The MUOS program already has an international component. The Australian Defence Force owns a UHF payload hosted aboard the commercial Intelsat IS-22 satellite, launched in 2012. Australia has agreed to provide the U.S. Navy with access to that payload in return for access to the legacy payloads within the MUOS constellation.
But what Lockheed Martin is looking for appears to bear closer resemblance to the deals the U.S. Air Force has struck on the WGS system. For example, Australia invested approximately $700 million in the WGS-6 satellite and in exchange gets access to the full constellation, which ultimately will consist of 10 satellites. Similarly, WGS-9 is being built thanks to an investment by a five-country consortium of Denmark, Canada, New Zealand, Luxembourg and the Netherlands.
Because of MUOS’s recently demonstrated capability to maintain telephone links with an aircraft flying over the North Pole and the increased focus on the Arctic region, Canada is especially interested in the program, Bombelyn said.

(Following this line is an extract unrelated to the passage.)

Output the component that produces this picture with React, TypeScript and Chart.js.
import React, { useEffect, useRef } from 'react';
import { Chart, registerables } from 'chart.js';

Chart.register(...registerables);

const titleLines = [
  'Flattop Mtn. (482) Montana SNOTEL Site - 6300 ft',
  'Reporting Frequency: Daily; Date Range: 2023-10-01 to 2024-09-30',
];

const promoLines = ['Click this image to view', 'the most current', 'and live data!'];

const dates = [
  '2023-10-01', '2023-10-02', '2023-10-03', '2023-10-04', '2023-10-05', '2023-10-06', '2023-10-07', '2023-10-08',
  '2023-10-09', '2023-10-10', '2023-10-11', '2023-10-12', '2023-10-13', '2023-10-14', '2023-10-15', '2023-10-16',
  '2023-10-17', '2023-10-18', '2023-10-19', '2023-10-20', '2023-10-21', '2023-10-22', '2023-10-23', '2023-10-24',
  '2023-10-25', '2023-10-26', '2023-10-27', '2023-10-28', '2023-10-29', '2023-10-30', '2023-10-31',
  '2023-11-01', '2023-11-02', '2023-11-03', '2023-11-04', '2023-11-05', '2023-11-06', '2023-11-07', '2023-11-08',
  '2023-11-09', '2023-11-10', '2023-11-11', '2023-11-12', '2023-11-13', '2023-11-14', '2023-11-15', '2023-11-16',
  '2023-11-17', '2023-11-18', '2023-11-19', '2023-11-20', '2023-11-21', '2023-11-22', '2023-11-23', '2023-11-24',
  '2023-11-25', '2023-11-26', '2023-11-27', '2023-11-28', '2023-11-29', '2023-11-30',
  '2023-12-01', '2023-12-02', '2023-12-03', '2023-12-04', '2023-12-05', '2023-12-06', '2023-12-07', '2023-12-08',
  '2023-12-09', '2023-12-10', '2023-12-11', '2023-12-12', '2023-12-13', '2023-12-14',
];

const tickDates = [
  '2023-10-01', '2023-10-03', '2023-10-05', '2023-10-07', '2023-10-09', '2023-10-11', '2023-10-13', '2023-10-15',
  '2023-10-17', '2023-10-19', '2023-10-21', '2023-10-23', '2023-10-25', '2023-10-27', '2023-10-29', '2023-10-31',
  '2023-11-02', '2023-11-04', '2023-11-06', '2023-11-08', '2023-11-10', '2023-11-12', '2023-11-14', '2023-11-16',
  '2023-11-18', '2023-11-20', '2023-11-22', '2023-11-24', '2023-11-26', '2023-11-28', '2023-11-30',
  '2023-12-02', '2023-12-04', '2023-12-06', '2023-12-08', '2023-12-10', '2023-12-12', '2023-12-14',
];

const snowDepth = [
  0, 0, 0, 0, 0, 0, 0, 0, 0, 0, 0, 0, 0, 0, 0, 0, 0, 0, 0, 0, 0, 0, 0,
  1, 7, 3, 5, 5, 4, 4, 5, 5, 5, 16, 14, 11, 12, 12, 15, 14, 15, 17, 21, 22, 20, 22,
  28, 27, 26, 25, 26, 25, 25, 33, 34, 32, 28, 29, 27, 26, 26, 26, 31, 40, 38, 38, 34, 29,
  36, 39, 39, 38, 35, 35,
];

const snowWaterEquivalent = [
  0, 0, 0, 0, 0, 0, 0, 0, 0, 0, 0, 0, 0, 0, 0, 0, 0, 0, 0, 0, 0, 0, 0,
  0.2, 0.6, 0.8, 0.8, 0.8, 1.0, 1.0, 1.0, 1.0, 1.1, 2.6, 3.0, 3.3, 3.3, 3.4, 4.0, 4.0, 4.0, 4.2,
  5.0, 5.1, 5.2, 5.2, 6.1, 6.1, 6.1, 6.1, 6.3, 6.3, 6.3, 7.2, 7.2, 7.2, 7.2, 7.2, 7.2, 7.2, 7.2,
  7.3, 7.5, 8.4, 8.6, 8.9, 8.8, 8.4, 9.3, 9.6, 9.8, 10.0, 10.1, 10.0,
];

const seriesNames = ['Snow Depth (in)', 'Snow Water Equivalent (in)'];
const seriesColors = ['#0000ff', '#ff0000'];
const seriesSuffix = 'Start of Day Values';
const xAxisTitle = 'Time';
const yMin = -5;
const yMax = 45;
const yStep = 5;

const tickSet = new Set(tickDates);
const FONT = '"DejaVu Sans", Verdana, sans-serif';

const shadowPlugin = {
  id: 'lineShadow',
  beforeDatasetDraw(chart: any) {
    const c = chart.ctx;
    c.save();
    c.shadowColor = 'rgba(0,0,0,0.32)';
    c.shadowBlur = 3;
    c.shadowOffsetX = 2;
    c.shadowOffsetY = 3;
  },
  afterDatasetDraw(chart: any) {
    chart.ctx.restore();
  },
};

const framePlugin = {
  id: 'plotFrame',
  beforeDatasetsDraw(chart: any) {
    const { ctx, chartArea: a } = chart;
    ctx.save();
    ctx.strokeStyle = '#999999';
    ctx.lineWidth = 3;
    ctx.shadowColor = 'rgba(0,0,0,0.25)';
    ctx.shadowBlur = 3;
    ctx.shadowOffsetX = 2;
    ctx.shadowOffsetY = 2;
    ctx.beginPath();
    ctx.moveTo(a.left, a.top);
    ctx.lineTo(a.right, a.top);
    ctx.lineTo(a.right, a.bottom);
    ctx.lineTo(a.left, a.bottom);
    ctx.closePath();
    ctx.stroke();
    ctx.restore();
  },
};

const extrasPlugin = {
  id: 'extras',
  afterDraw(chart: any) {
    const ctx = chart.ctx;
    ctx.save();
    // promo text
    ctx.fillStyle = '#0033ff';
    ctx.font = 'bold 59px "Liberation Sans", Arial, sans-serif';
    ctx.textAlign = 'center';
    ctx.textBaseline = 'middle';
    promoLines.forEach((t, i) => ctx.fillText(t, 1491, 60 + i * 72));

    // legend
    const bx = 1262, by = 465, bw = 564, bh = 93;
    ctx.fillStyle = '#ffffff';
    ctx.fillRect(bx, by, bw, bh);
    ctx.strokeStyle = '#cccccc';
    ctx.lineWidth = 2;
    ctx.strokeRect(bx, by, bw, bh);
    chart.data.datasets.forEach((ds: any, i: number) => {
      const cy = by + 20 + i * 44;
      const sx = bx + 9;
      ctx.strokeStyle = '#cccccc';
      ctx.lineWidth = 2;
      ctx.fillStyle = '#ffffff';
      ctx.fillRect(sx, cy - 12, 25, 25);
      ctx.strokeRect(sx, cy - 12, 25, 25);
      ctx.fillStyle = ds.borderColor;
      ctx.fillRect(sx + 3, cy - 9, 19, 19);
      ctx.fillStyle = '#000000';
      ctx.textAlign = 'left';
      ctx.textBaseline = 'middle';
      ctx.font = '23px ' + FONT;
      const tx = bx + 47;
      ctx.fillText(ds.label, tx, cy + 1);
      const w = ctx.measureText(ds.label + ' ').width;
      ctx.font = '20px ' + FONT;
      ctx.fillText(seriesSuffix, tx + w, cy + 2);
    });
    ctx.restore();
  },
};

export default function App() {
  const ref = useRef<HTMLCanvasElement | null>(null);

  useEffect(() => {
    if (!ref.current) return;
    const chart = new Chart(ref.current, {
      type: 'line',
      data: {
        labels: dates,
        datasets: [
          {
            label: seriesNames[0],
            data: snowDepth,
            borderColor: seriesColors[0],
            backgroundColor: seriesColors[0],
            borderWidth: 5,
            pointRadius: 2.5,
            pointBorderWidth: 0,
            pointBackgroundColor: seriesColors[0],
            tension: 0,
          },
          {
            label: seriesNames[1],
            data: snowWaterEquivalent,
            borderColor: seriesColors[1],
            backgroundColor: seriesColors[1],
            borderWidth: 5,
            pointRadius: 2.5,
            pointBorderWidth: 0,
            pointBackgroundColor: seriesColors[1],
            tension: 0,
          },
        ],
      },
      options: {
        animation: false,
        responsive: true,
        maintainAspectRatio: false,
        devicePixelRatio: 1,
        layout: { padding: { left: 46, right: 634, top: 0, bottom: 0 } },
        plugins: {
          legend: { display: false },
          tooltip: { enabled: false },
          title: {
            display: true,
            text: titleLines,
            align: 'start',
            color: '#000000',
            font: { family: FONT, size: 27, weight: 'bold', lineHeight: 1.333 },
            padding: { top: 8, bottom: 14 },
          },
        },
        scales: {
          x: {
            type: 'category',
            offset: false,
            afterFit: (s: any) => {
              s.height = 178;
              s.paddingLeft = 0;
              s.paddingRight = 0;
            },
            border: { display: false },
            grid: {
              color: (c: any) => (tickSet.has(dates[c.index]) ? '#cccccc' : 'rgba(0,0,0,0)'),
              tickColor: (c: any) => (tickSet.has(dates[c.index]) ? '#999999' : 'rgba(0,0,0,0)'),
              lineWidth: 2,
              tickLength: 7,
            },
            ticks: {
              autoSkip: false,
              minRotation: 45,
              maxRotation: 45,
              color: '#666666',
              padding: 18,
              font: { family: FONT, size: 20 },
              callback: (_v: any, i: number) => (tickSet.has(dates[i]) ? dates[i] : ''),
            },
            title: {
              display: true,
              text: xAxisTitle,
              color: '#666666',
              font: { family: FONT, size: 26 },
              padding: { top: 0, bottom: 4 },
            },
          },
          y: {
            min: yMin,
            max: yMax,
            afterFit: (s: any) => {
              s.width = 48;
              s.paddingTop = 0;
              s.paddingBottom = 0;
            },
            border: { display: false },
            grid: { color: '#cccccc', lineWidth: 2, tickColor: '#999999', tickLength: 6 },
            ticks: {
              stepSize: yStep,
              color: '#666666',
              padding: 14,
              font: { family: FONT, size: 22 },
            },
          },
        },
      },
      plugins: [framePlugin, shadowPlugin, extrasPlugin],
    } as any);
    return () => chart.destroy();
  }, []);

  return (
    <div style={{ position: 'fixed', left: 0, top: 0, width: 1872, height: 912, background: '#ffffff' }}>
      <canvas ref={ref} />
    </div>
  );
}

Lockheed Martin recently said it responded with a solution based in part on MUOS to a Canadian government request for information on its planned Polar Communications and Weather system, which would be optimized to serve the high Arctic regions that typically are hard to reach with geostationary orbiting satellites.
“The appetite is there,” Bombelyn said. “It’s a matter of assuring they will have access to the system.”
Any effort to bring in allied investors in the MUOS program likely would be led by the Defense Department and the system’s owner, the U.S. Navy. Steve Davis, a spokesman for the Navy’s Space and Naval Warfare Systems Command, did not reply to a request for comment before presstime.
Meanwhile, Lockheed is also taking steps to assure its supply chain that future satellites in the constellation are still a possibility. Among the key MUOS component suppliers are Boeing Space and Intelligence Systems, which provides a legacy payload and digital signal channelizer, and Harris Corp., which builds the satellites’ unfurlable mesh antennas.
Internationalizing MUOS would be consistent with the U.S. space policy, which calls for leveraging partnerships wherever possible.
Doug Loverro, deputy assistant secretary of defense for space policy, said in a Feb. 13 email that an international partnership on MUOS is “in short, a good deal for all.”
Such partnerships help the Defense Department “increase the resiliency of our capabilities, shape the international environment, strengthen deterrence, improve our operational posture, and increase the flexibility and inter-operability of allied forces,” he said. “It also provides needed boosts to our space industrial base between US acquisition cycles.”